Ramona Tamés Gavito -su fiel criada celoriana, que trabajaba en la casa familiar de los Victorero Dosal en Llanes desde los años veinte- miraba por él como un hada madrina. Entraba Ramona a diario en La Pilarica (calle Mayor, 5) y entre las cosas que le pedía a Pilar Pérez Bernot nunca faltaba la especialidad suprema de aquella inolvidable tienda: «Córtame pa Logio un cuarto de esi jamonín tuyu tan buenu, Pilarina». Se veía que Eulogio Victorero Hartasánchez (1941-2011), que murió hace unas semanas, sólo probaba los mejores manjares.

Era el último eslabón de una saga de gran importancia en la intrahistoria de Llanes. Su abuela paterna, Florentina Dosal Sobrino (doña Flora), sobrina del senador José de Parres Sobrino y pariente de los hermanos Faustino y Nemesio Sobrino Díaz, indianos y benefactores, era cuñada del segundo conde de Mendoza Cortina y hermana de Sinforiano Dosal Sobrino -un filántropo adelantado a su tiempo, que sufragó la compra de instrumentos para la banda de música, adquirió el primer automóvil visto en la villa de Ángel de la Moría y presenció en París la inauguración de la torre Eiffel, en 1889.

El padre de Logio, Manuel Victorero Dosal, había sido alcalde en los años de la dictadura de Primo de Rivera y vivía en el majestuoso edificio mandado construir por su madre frente al antiguo convento de la Encarnación (una mansión levantada entre 1906 y 1909 por el maestro de obras gijonés Fermín Coste, el hombre que había introducido en Llanes nada menos que la práctica del fútbol). En 1930 o 1931, Victorero cedería el ático de su casa, bajo una cúpula señorial de capital, al arquitecto municipal, racionalista y masón, Joaquín Ortiz, para que instalara allí su estudio.
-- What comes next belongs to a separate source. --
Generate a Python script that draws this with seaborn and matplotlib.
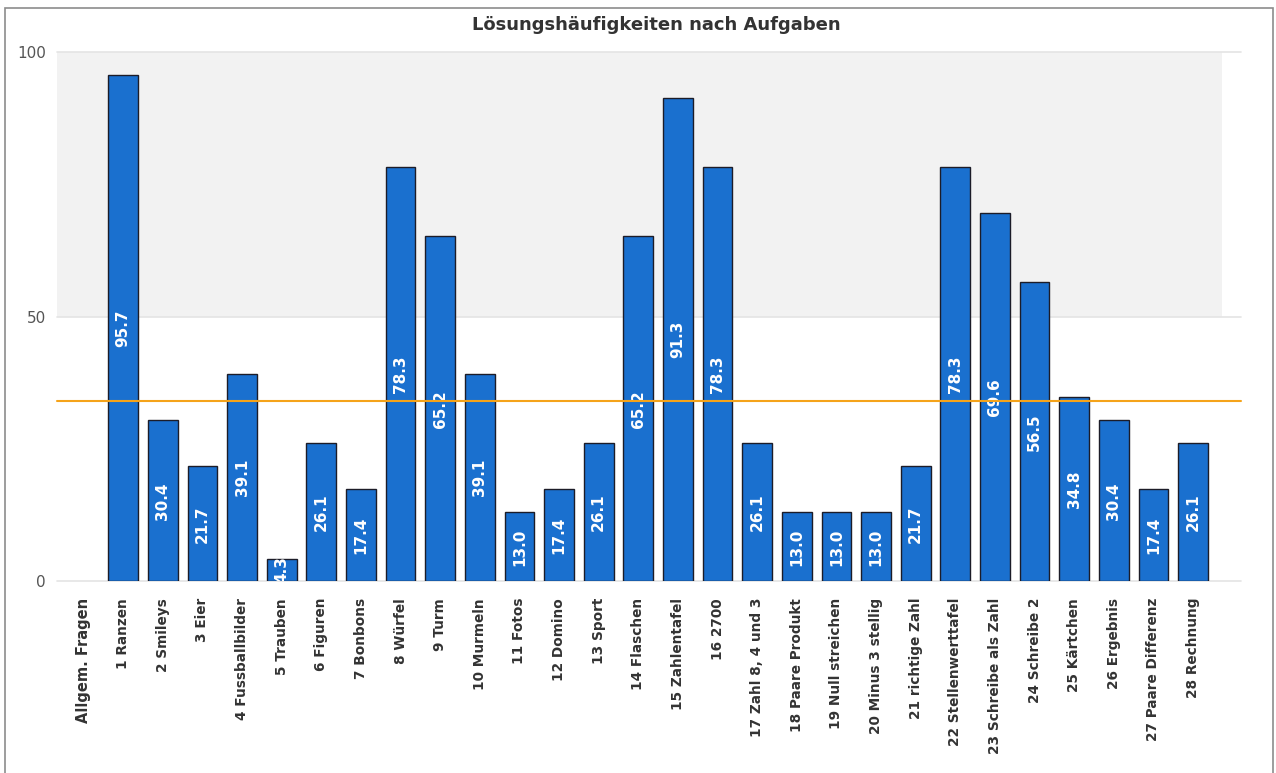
import numpy as np
import pandas as pd
import seaborn as sns
import matplotlib as mpl

mpl.use("Agg")

import matplotlib.pyplot as plt
from matplotlib.patches import Rectangle


TITEL = "Lösungshäufigkeiten nach Aufgaben"

aufgaben = [
    "Allgem. Fragen",
    "1 Ranzen", "2 Smileys", "3 Eier", "4 Fussballbilder", "5 Trauben",
    "6 Figuren", "7 Bonbons", "8 Würfel", "9 Turm", "10 Murmeln",
    "11 Fotos", "12 Domino", "13 Sport", "14 Flaschen", "15 Zahlentafel",
    "16 2700", "17 Zahl 8, 4 und 3", "18 Paare Produkt", "19 Null streichen",
    "20 Minus 3 stellig", "21 richtige Zahl", "22 Stellenwerttafel",
    "23 Schreibe als Zahl", "24 Schreibe 2", "25 Kärtchen", "26 Ergebnis",
    "27 Paare Differenz", "28 Rechnung",
]

loesung = [
    np.nan,
    95.7, 30.4, 21.7, 39.1, 4.3,
    26.1, 17.4, 78.3, 65.2, 39.1,
    13.0, 17.4, 26.1, 65.2, 91.3,
    78.3, 26.1, 13.0, 13.0,
    13.0, 21.7, 78.3,
    69.6, 56.5, 34.8, 30.4,
    17.4, 26.1,
]

referenz = 34.0
y_ticks = [0, 50, 100]

df = pd.DataFrame({"aufgabe": aufgaben, "wert": loesung})

sns.set_theme(style="white")
plt.rcParams["font.family"] = ["DejaVu Sans"]

fig = plt.figure(figsize=(12.76, 7.73), dpi=100)
ax = fig.add_axes([0.0447, 0.248, 0.913, 0.685])

# rahmen um die ganze grafik
fig.patches.append(Rectangle((0.004, -0.01), 0.994, 1.0, transform=fig.transFigure,
                             fill=False, edgecolor="#8c8c8c", linewidth=1.2))

# grauer bereich oben
ax.axhspan(50, 100, color="#f2f2f2", zorder=0, linewidth=0)
for t in y_ticks:
    ax.axhline(t, color="#e4e4e4", linewidth=1.2, xmax=1.016, clip_on=False, zorder=0.5)

sns.barplot(
    data=df, x="aufgabe", y="wert", order=aufgaben, color="#1a70cf",
    width=0.75, edgecolor="#1c1c28", linewidth=1.0, saturation=1, ax=ax, zorder=2,
)

balken = ax.containers[0]
texte = ax.bar_label(
    balken, labels=[f"{v:.1f}" for v in df["wert"].dropna()], label_type="center",
    rotation=90, color="white", fontsize=11, fontweight="bold", zorder=3,
)
for txt, rect in zip(texte, balken):
    txt.set_clip_path(rect)

ax.axhline(referenz, color="#f5a31a", linewidth=1.5, xmax=1.016, clip_on=False, zorder=4)

ax.set_ylim(0, 100)
ax.set_xlim(-0.67, 28.73)
ax.set_yticks(y_ticks)
ax.set_yticklabels([str(t) for t in y_ticks], fontsize=11, color="#555555")
ax.tick_params(axis="y", length=0, pad=8)
ax.tick_params(axis="x", length=0, pad=12)
ax.set_xticks(range(len(aufgaben)))
ax.set_xticklabels(aufgaben, rotation=90, fontsize=9.8, fontweight="bold", color="#333333")
ax.get_xticklabels()[0].set_fontsize(10.5)
ax.set_xlabel("")
ax.set_ylabel("")
sns.despine(ax=ax, left=True, bottom=True, top=True, right=True)

fig.text(0.514, 0.968, TITEL, ha="center", va="center", fontsize=13,
         fontweight="bold", color="#333333")

fig.savefig("out.png", dpi=100)
plt.close(fig)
Unos años después, al sobrevenir la Guerra Civil, el ex alcalde sería detenido y conducido a Gijón (la casa de doña Flora había sido requisada y convertida a esas horas en sede central de las oficinas del Frente Popular), y sucedió un hecho que muy poca gente conoce: Ortiz, fundador de la Agrupación Socialista Local, consiguió excarcelar a Victorero, librándolo muy probablemente de la muerte a manos de milicianos incontrolados, y lo llevó en secreto a la casa de Eduardo García Valverde (Lalito), junto al paseo de San Pedro, en la que estaba viviendo circunstancialmente el arquitecto con su familia. Lo mantendría escondido allí hasta la entrada de las tropas de Franco en septiembre de 1937.

Logio nunca estuvo al tanto de estos arcanos de su genealogía. Huérfano y multimillonario, bastante tenía él con zambullirse en la dolce vita en la que estaba atrapado. Embuchado en esmóquines blancos o negros, sus jornadas transcurrían a velocidad de vértigo. Lo veíamos aparcar su descapotable inglés junto al bar Palacios y entrar en el Casino, del brazo de mujeres de una belleza apabullante. Jugaba al póquer sobre la misma mesa del Café Pinín donde el filósofo Fernando Vela había dirimido partidas de ajedrez, y nos parecía un James Bond de mirada triste y de corazón generoso, rodeado en cada juerga de adulones que chupaban del bote todo lo que podían y más. Compró un yate y se lo incendiaron, por envidia (a los pocos días, compró otra embarcación del mismo modelo). Una mañana se despertó completamente arruinado. Le tocó ganarse el rancho como pescador, enrolado en «El Vendaval», la lancha de José Manuel Gutiérrez Meré, «El Belga», y aprendió a encallecer sus manos de aristócrata viscontiano.

En su recta final, desde hacía diez años, era camarero en el turno de noche del Madison, la elegante cafetería que regentan los hermanos Alvar en la calle Pidal. Su destino último fue el tanatorio, donde permaneció su cadáver dos días sin que nadie lo reclamara. Logio lo había tenido todo y lo había perdido todo. Todo menos la dignidad y el respeto de viejas amistades y antiguos amores, que pagaron a escote su funeral.